We likewise agree with the motion judge that the actions of police in requiring the defendant to go to the police station for questioning constituted an arrest requiring probable cause.  See Commonwealth v. Melo, 472 Mass. 278, 297 (2015).  We part company with the motion judge, however, in our conclusion that probable cause existed at the time the police transported the defendant to the police station for questioning.  In addition to the factors recited above in support of reasonable suspicion, we add that the defendant’s unprompted and inculpatory reference to the “shooting,” despite the absence of any reference to a shooting by Ezekiel or any of the other officers during their initial conversation with him, and his additional agitation when Ezekiel commented on the fact that no one had said anything about a shooting, furnished ample basis to support a reasonable belief that the defendant was the person depicted in the video committing the robbery.

“[P]robable cause exists where, at the moment of arrest, the facts and circumstances within the knowledge of the police are enough to warrant a prudent person in believing that the individual arrested has committed or was committing an offense.”  Commonwealth v. Storey, 378 Mass. 312, 321 (1979), cert. denied, 446 U.S. 955 (1980).  “In dealing with probable cause, . . . as the very name implies, we deal with probabilities.  These are not technical; they are the factual and practical considerations of everyday life on which reasonable and prudent men, not legal technicians, act.”  Commonwealth v. Cast, 407 Mass. 891, 895-896 (1990), quoting from Draper v. United States, 358 U.S. 307, 313 (1959).

The motion judge appears to have reached his conclusion that probable cause did not exist principally by discounting the force of two significant elements of the information supporting it.  First, he likened the resemblance of the defendant to the general description provided in police dispatches concerning the robbery to the circumstances in Commonwealth v. Cheek, 413 Mass. 492, 496 (1992).  In that case, a down jacket worn by the defendant was considered too common and generic an article of clothing to distinguish the defendant from the population at large on a cold fall night.  Ibid.  In the present case, by contrast, Quinonez did not merely recognize a similarity between the defendant’s otherwise common clothing and the clothing described in the broadcast dispatch; she saw the color surveillance video and was able to compare the images shown in it directly with her observations of the defendant.  Although the video did not display the robber’s face (because he wore a mask during the robbery), the level of detail available to Quinonez for purposes of comparing the defendant’s appearance to the person shown on the video was far greater than the information available to the police in Cheek.  See ibid.

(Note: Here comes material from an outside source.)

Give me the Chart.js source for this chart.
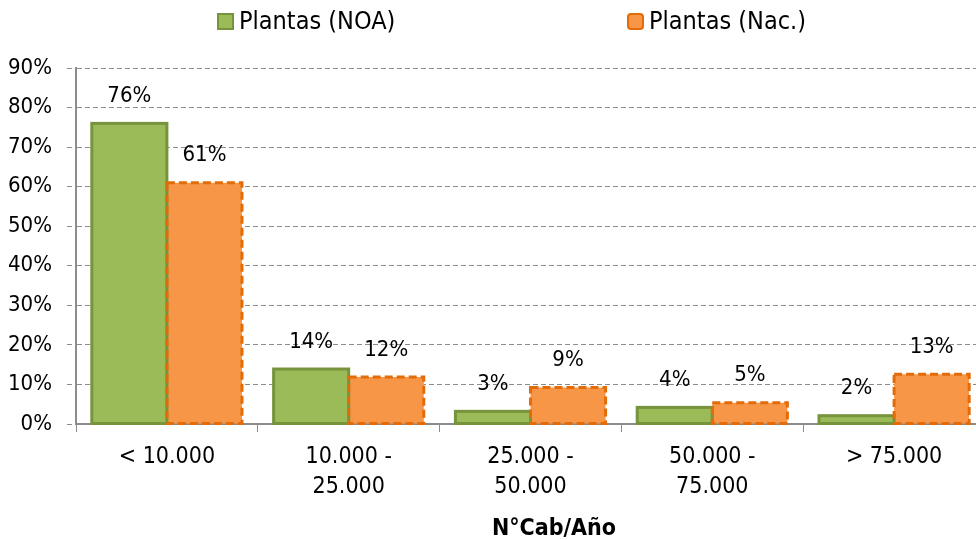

Second, the motion judge also surmised that Ezekiel should have known that the defendant was likely to have gained knowledge that the “incident” to which Ezekiel referred involved a shooting from “news media” reports of the shooting which, the judge concluded, would likely have been broadcast beginning around 8:00 P.M.  There was no direct evidence of any such news broadcasts, much less of any exposure by the defendant to any.  The judge based his finding to that effect on Ezekiel’s testimony that he saw reporters from various news outlets begin to arrive at the scene of the robbery soon after he did.  From that observation, the judge inferred that reporters would have begun broadcasting reports of the incident on radio and television, and posting reports on their respective Web sites, beginning at around 8:00 P.M.  The judge further attributed to Ezekiel an awareness of that course of news broadcasts, so that Ezekiel, in the judge’s view, should not have considered it suspicious when the defendant disclaimed involvement in a “shooting” in response to Ezekiel’s reference to an “incident.”  To the extent that the judge found, as fact, that Ezekiel knew or should have known that news broadcasts of the incident began around 8:00 P.M., and also knew or should have known that the defendant would have been exposed to those news broadcasts by the time Ezekiel began speaking to him at 8:30 P.M., the finding rests on speculation and conjecture rather than evidence, and is clearly erroneous.  In any event, even if it is possible that the defendant could before 8:30 P.M. have gained knowledge from news broadcasts that a shooting had occurred at the convenience store, Ezekiel was not compelled to adopt that view of the defendant’s otherwise unprompted reference to a shooting in his assessment of its suspicious nature, particularly when the defendant’s state of agitation increased when Ezekiel pointed out to the defendant that no one had said anything about a shooting.

Because the motion judge concluded that the evidence obtained during the interview of the defendant at the police station, including all statements made by the defendant, was not justified by probable cause, he suppressed that evidence, as well as evidence obtained upon execution of the search warrants for the third-floor apartment and the defendant’s backpack (as fruits of the evidence obtained during the interview).  However, because that ruling rested on the erroneous conclusion that the police were without probable cause to arrest the defendant at the time they transported him to the police station, the order allowing the motion to suppress evidence was in error and is reversed.

So ordered.

 

[1] The defendant also filed a motion to suppress statements, which the judge denied as moot because the statements had been suppressed as “fruit of the poisonous tree” pursuant to the motion to suppress evidence.

[2] A single justice of the Supreme Judicial Court allowed the Commonwealth’s request for leave to pursue an interlocutory appeal.  See Mass.R.Crim.P. 15(a)(2), as appearing in 422 Mass. 1501 (1996).

[3] The defendant was not, however, wearing two other items of clothing described in the later broadcasts, after police viewed the store surveillance video:  a puffy vest and an orange baseball cap.

[4] Although the robber wore a mask and had the hood of his sweatshirt pulled up and cinched tightly, Quinonez was able to see his clothing, build, and skin color.  Because the video was in color, Quinonez was able to see and recognize not only the color but also the hue of the robber’s clothing.

[5] Later, during questioning at the police station, the defendant explained that he occasionally stayed overnight in his aunt’s apartment.

[6] Police also recovered an orange baseball cap from the roof of the building next door, and a black mask from a grassy strip located between the buildings.

 

[7] Although Quinonez did not return to the apartment building until after Ezekiel pat frisked the defendant, her recognition of the similarities between the defendant’s appearance and the images of the robber appearing in the surveillance video is imputed to the other officers engaged collectively in the investigation.  See, e.g., Commonwealth v. Perez, 80 Mass. App. Ct. 271, 274 (2011).  Moreover, the defendant matched the description Quinonez had furnished and was at the exact location she reported having seen him just minutes earlier.